Libertà è infine onestà: non è lecito, se non a Don Basilio, usare le armi della diffamazione; non è neppure lecito far finta di non sapere i veri termini del problema; non si deve mentire sui numeri e sulle parole. Purtroppo, cari lettori, non abbiamo fatto bella figura: da tutto il mondo venivano a Milano critici e direttori di teatro, da Los Angeles come da Tokio, da Parigi e da Berlino, e da noi qualcuno voleva che l'opera fosse «rinviata a settembre» perché in giugno ci sono elezioni amministrative e regionali... Conseguenza del successo dello spettacolo: un aumento delle quotazioni di Nono e di Paolo Grassi, che forse era il vero bersaglio di tale campagna.

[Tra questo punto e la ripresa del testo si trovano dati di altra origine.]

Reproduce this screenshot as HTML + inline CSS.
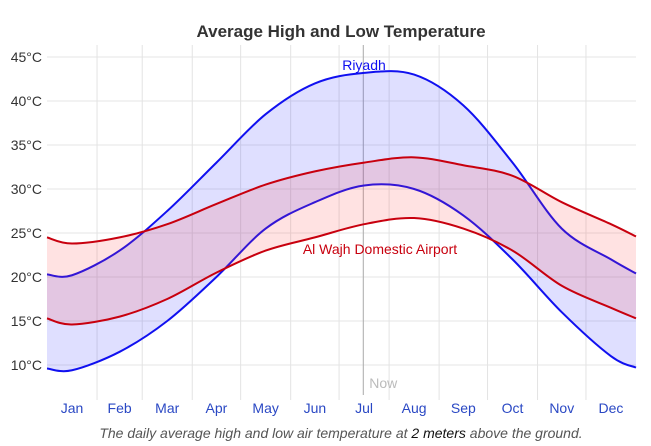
<!DOCTYPE html>
<html><head><meta charset="utf-8"><style>
body{margin:0;background:#fff;width:651px;height:446px;overflow:hidden;font-family:"Liberation Sans",sans-serif}
svg{display:block}
</style></head><body>
<svg width="651" height="446">
<text x="341" y="37" text-anchor="middle" font-size="17" font-weight="bold" fill="#333">Average High and Low Temperature</text>
<g id="grid"></g>
<g id="series"></g>
<g id="labels"></g>
<text x="341" y="438" text-anchor="middle" font-size="14" font-style="italic" fill="#555">The daily average high and low air temperature at <tspan fill="#111">2 meters</tspan> above the ground.</text>
</svg>
<script>
const months=["Jan","Feb","Mar","Apr","May","Jun","Jul","Aug","Sep","Oct","Nov","Dec"];
const monthDays=[31,28,31,30,31,30,31,31,30,31,30,31];
const yTicks=[10,15,20,25,30,35,40,45];
const riyadhHigh=[20.3,20.2,23,27.5,33,38.5,42,43.2,43,39.5,33,25.5,22,20.4];
const riyadhLow=[9.6,9.4,11.5,15,20,25.5,28.5,30.4,30,27,22,16,11,9.7];
const wajhHigh=[24.5,23.8,24.5,26,28.3,30.5,32,33,33.6,32.7,31.5,28.5,26,24.6];
const wajhLow=[15.3,14.6,15.5,17.5,20.5,23,24.5,26,26.7,25.5,23,19,16.5,15.3];
const nowDay=196;
const X0=47,X1=636,Y45=57,Y10=365;
const x=d=>X0+(X1-X0)*d/365;
const y=v=>Y10-(v-10)*(Y10-Y45)/35;
const ns="http://www.w3.org/2000/svg";
function mk(t,a,p){const e=document.createElementNS(ns,t);for(const k in a)e.setAttribute(k,a[k]);p.appendChild(e);return e;}
const grid=document.getElementById('grid'),ser=document.getElementById('series'),lab=document.getElementById('labels');
let starts=[0];monthDays.forEach((d,i)=>starts.push(starts[i]+d));
const centers=months.map((m,i)=>starts[i]+monthDays[i]/2);
const dayPts=[0,...centers,365];
yTicks.forEach(t=>{
 const l=mk('line',{x1:X0,x2:X1,y1:y(t),y2:y(t),stroke:'#e6e6e6'},grid);
 
 
 const tx=mk('text',{x:42,y:y(t)+5,'text-anchor':'end','font-size':14,fill:'#333'},lab);
 tx.textContent=t+'°C';
 
 
});
for(let i=1;i<12;i++){
 const l=mk('line',{x1:x(starts[i]),x2:x(starts[i]),y1:45,y2:400,stroke:'#e3e3e3'},grid);
 
 
}
months.forEach((m,i)=>{
 const tx=mk('text',{x:x(centers[i]),y:413,'text-anchor':'middle','font-size':14,fill:'#2a48c4'},lab);
 tx.textContent=m;
 
 
});
function pts(vals){return vals.map((v,i)=>[x(dayPts[i]),y(v)]);}
function curve(p){let d='';for(let i=0;i<p.length-1;i++){const p0=p[i-1]||p[i],p1=p[i],p2=p[i+1],p3=p[i+2]||p2;
 const c1=[p1[0]+(p2[0]-p0[0])/6,p1[1]+(p2[1]-p0[1])/6],c2=[p2[0]-(p3[0]-p1[0])/6,p2[1]-(p3[1]-p1[1])/6];
 d+=(i?'':'M'+p1[0]+','+p1[1])+' C'+c1+' '+c2+' '+p2;}return d;}
function band(hi,lo,fill,stroke,name){
 const ph=pts(hi),pl=pts(lo);
 const rl=pl.slice().reverse();
 const a=mk('path',{d:curve(ph)+' L'+rl[0]+curve(rl).slice(1).replace(/^[^C]*/,' ')+'Z',fill:fill,stroke:'none'},ser);
 
 
 const h=mk('path',{d:curve(ph),fill:'none',stroke:stroke,'stroke-width':2},ser);
 
 
 const l=mk('path',{d:curve(pl),fill:'none',stroke:stroke,'stroke-width':2},ser);
 
 
}
band(riyadhHigh,riyadhLow,'rgba(40,40,255,0.15)','#1010f0','riyadh');
band(wajhHigh,wajhLow,'rgba(255,60,60,0.15)','#c8000e','al-wajh');
const nl=mk('line',{x1:x(nowDay),x2:x(nowDay),y1:45,y2:395,stroke:'#aaa'},grid);


const nt=mk('text',{x:x(nowDay)+20,y:388,'text-anchor':'middle','font-size':14,fill:'#bbb'},lab);
nt.textContent='Now';


const r=mk('text',{x:364,y:70,'text-anchor':'middle','font-size':14,fill:'#1010f0'},lab);
r.textContent='Riyadh';


const w=mk('text',{x:380,y:254,'text-anchor':'middle','font-size':14,fill:'#c8000e'},lab);
w.textContent='Al Wajh Domestic Airport';


</script>
</body></html>
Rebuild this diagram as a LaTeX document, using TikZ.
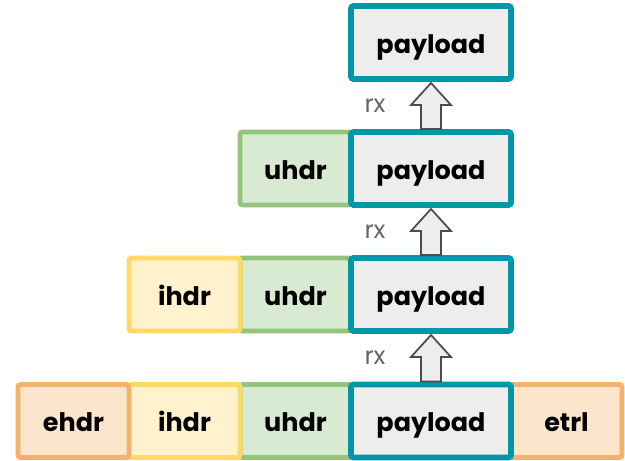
\documentclass[tikz,border=0pt]{standalone}
\usepackage{fontspec}
\setmainfont{Poppins}
\usetikzlibrary{positioning,calc}

\definecolor{payline}{HTML}{0097A7}
\definecolor{payfill}{HTML}{EDEDED}
\definecolor{uline}{HTML}{93C47D}
\definecolor{ufill}{HTML}{D9EAD3}
\definecolor{iline}{HTML}{FFD966}
\definecolor{ifill}{HTML}{FFF2CC}
\definecolor{eline}{HTML}{F6B26B}
\definecolor{efill}{HTML}{FCE5CD}
\definecolor{rxgray}{HTML}{666666}

\tikzset{
  seg/.style={draw, rounded corners=1.5pt, outer sep=0pt, line width=2.8pt,
    minimum width=2.22cm, minimum height=1.46cm, text height=12.5pt, text depth=0pt,
    font=\bfseries\fontsize{14.5}{17}\selectfont},
  pay/.style={seg, draw=payline, fill=payfill, line width=3.3pt, minimum width=3.2cm},
  uhdr/.style={seg, draw=uline, fill=ufill},
  ihdr/.style={seg, draw=iline, fill=ifill},
  ehdr/.style={seg, draw=eline, fill=efill},
  uparrow/.style={draw=black!70, fill=payfill, line width=1pt, line join=miter},
  rxlabel/.style={text=rxgray, font=\fontsize{14}{16}\selectfont}
}

\begin{document}
\begin{tikzpicture}
  \useasboundingbox (0,0) rectangle (12.5,-9.22);

  % Fixed coordinates
  \coordinate (c1) at (8.62,-0.85);
  \coordinate (c2) at (8.62,-3.37);
  \coordinate (c3) at (8.62,-5.89);
  \coordinate (c4) at (8.62,-8.42);

  % headers and trailer around the payload
  \node (u2) [uhdr, left=1.6cm of c2] {uhdr};
  \node (u3) [uhdr, left=1.6cm of c3] {uhdr};
  \node (i3) [ihdr, left=0pt of u3] {ihdr};
  \node (u4) [uhdr, left=1.6cm of c4] {uhdr};
  \node (i4) [ihdr, left=0pt of u4] {ihdr};
  \node (e4) [ehdr, left=0pt of i4] {ehdr};
  \node (t4) [ehdr, right=1.6cm of c4] {etrl};

  % payload last, so its border sits on top
  \foreach \r in {1,...,4}
    \node (p\r) at (c\r) [pay] {payload};

  % rx arrows
  \foreach \lo/\up in {4/3,3/2,2/1} {
    \draw[uparrow] ($(p\up.south)+(0,-0.08)$) -- ++(0.4,-0.44) coordinate (hr\up)
      -- ++(-0.2,0) |- ($(p\lo.north)+(0.2,0.06)$) -- ++(-0.4,0)
      |- ($(hr\up)+(-0.6,0)$) -- ++(-0.2,0) -- cycle;
    \node (rx\up) [rxlabel] at ($(p\up.south)!0.5!(p\lo.north)+(-1.12,0)$) {rx};
  }
\end{tikzpicture}
\end{document}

A questo punto - lasciamo da parte il prestigio della nostra cultura, troppo spesso valutata meglio all'estero che fra noi - diciamo a chiare lettere che, come è successo al Petrarca di Béjart-Berio, anche «Al gran sole» ha un successo mondiale: sarà allestito a Norimberga, Kiel, Amburgo, Varsavia, Berlino (DDR), Lisbona, Berlino (BRD), Parigi negli Stati Uniti a Zagabria a Belgrado e in molti altri centri ancora. Come mai, ci si può chiedere? Ma allora sono soltanto alcuni milanesi a sentire odore di zolfo dove zolfo non c'è?
O è un vizio nostro maltrattare i nostri migliori ingegni e a renderli più conosciuti all`estero. Negli Stati Uniti e in Germania Occidentale Luigi Nono è considerato un grande; Berio ha avuto fortuna in America, Maderna a Darmstadt, Arrigo a Parigi, Bussotti in Francia e nel resto d'Europa, perfino il compianto Dallapiccola era più eseguito in Germania Ovest e in Inghilterra che da noi.
Dobbiamo allora pensare che sotto i mantelli delle polemiche e delle insidie si nasconda il vecchio provincialismo e il terreo, retrivo aspetto scolastico della nostra cultura ministeriale. Ma questo mondo che cosa crea, se non il continuo lamento di essere vittima di complotti a livello mondiale gestiti da intellettuali pericolosamente sovversivi?
Restano i fatti: l'opera di Nono era giusto fosse rappresentata, come è giusto sia rappresentato ogni fatto d'arte. E' anche giusto il dissenso, non l'esorcismo. Non il linciaggio, non la menzogna Tali cose spettano di diritto agli ammiratori di Pinochet.